→ **Source data**:
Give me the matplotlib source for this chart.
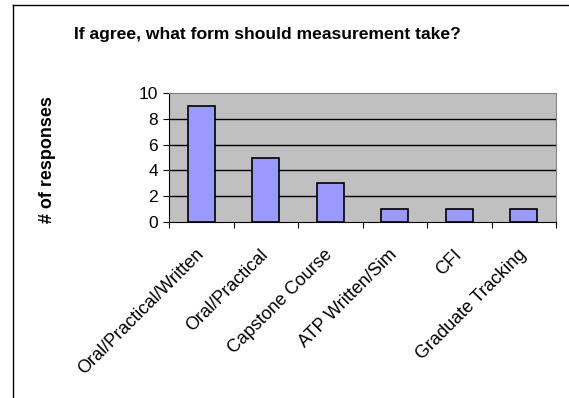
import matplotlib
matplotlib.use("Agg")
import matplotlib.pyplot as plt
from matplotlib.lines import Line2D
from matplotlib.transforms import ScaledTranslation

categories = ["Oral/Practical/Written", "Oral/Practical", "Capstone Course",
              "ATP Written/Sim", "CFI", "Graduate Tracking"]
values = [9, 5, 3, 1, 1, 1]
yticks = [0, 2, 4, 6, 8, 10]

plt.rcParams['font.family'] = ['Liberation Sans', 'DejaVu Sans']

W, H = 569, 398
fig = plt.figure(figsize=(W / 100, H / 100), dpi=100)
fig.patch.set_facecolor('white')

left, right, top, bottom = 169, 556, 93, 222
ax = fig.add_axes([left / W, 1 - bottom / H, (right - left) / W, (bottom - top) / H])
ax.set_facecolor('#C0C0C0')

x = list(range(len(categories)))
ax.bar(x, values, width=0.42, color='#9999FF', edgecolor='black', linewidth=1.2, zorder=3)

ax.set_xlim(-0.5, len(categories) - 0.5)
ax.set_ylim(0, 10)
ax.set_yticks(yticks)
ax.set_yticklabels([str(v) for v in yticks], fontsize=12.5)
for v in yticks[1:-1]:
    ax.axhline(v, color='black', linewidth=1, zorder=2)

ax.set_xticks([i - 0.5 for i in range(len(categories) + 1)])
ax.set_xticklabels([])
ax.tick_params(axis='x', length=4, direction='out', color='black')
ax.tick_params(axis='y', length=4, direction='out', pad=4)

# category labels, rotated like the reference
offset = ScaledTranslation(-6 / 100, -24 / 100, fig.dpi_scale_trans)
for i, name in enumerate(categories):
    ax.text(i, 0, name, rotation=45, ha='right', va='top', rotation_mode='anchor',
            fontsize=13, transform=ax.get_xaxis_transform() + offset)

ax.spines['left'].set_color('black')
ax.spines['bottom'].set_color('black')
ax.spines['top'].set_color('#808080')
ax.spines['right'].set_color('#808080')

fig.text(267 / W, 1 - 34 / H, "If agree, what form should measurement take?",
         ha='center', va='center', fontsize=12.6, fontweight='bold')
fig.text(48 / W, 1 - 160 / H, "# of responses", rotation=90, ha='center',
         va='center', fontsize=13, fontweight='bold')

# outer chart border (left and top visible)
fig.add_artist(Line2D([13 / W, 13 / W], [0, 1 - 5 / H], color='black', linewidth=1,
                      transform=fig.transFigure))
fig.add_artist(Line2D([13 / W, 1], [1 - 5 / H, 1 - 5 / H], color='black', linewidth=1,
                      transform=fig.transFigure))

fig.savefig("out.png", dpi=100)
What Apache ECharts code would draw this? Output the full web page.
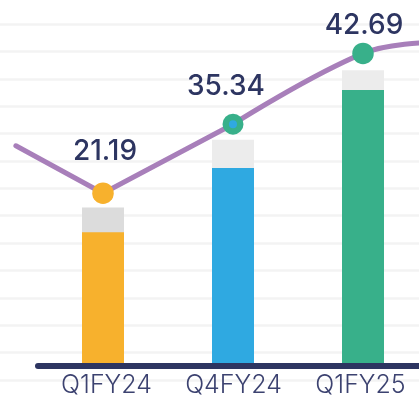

→ **Given request**: Repeat the material above word for word, please, apart from its images.

→ **Correct output**:
Give me the matplotlib source for this chart.
import matplotlib
matplotlib.use("Agg")
import matplotlib.pyplot as plt
from matplotlib.lines import Line2D
from matplotlib.transforms import ScaledTranslation

categories = ["Oral/Practical/Written", "Oral/Practical", "Capstone Course",
              "ATP Written/Sim", "CFI", "Graduate Tracking"]
values = [9, 5, 3, 1, 1, 1]
yticks = [0, 2, 4, 6, 8, 10]

plt.rcParams['font.family'] = ['Liberation Sans', 'DejaVu Sans']

W, H = 569, 398
fig = plt.figure(figsize=(W / 100, H / 100), dpi=100)
fig.patch.set_facecolor('white')

left, right, top, bottom = 169, 556, 93, 222
ax = fig.add_axes([left / W, 1 - bottom / H, (right - left) / W, (bottom - top) / H])
ax.set_facecolor('#C0C0C0')

x = list(range(len(categories)))
ax.bar(x, values, width=0.42, color='#9999FF', edgecolor='black', linewidth=1.2, zorder=3)

ax.set_xlim(-0.5, len(categories) - 0.5)
ax.set_ylim(0, 10)
ax.set_yticks(yticks)
ax.set_yticklabels([str(v) for v in yticks], fontsize=12.5)
for v in yticks[1:-1]:
    ax.axhline(v, color='black', linewidth=1, zorder=2)

ax.set_xticks([i - 0.5 for i in range(len(categories) + 1)])
ax.set_xticklabels([])
ax.tick_params(axis='x', length=4, direction='out', color='black')
ax.tick_params(axis='y', length=4, direction='out', pad=4)

# category labels, rotated like the reference
offset = ScaledTranslation(-6 / 100, -24 / 100, fig.dpi_scale_trans)
for i, name in enumerate(categories):
    ax.text(i, 0, name, rotation=45, ha='right', va='top', rotation_mode='anchor',
            fontsize=13, transform=ax.get_xaxis_transform() + offset)

ax.spines['left'].set_color('black')
ax.spines['bottom'].set_color('black')
ax.spines['top'].set_color('#808080')
ax.spines['right'].set_color('#808080')

fig.text(267 / W, 1 - 34 / H, "If agree, what form should measurement take?",
         ha='center', va='center', fontsize=12.6, fontweight='bold')
fig.text(48 / W, 1 - 160 / H, "# of responses", rotation=90, ha='center',
         va='center', fontsize=13, fontweight='bold')

# outer chart border (left and top visible)
fig.add_artist(Line2D([13 / W, 13 / W], [0, 1 - 5 / H], color='black', linewidth=1,
                      transform=fig.transFigure))
fig.add_artist(Line2D([13 / W, 1], [1 - 5 / H, 1 - 5 / H], color='black', linewidth=1,
                      transform=fig.transFigure))

fig.savefig("out.png", dpi=100)
What Apache ECharts code would draw this? Output the full web page.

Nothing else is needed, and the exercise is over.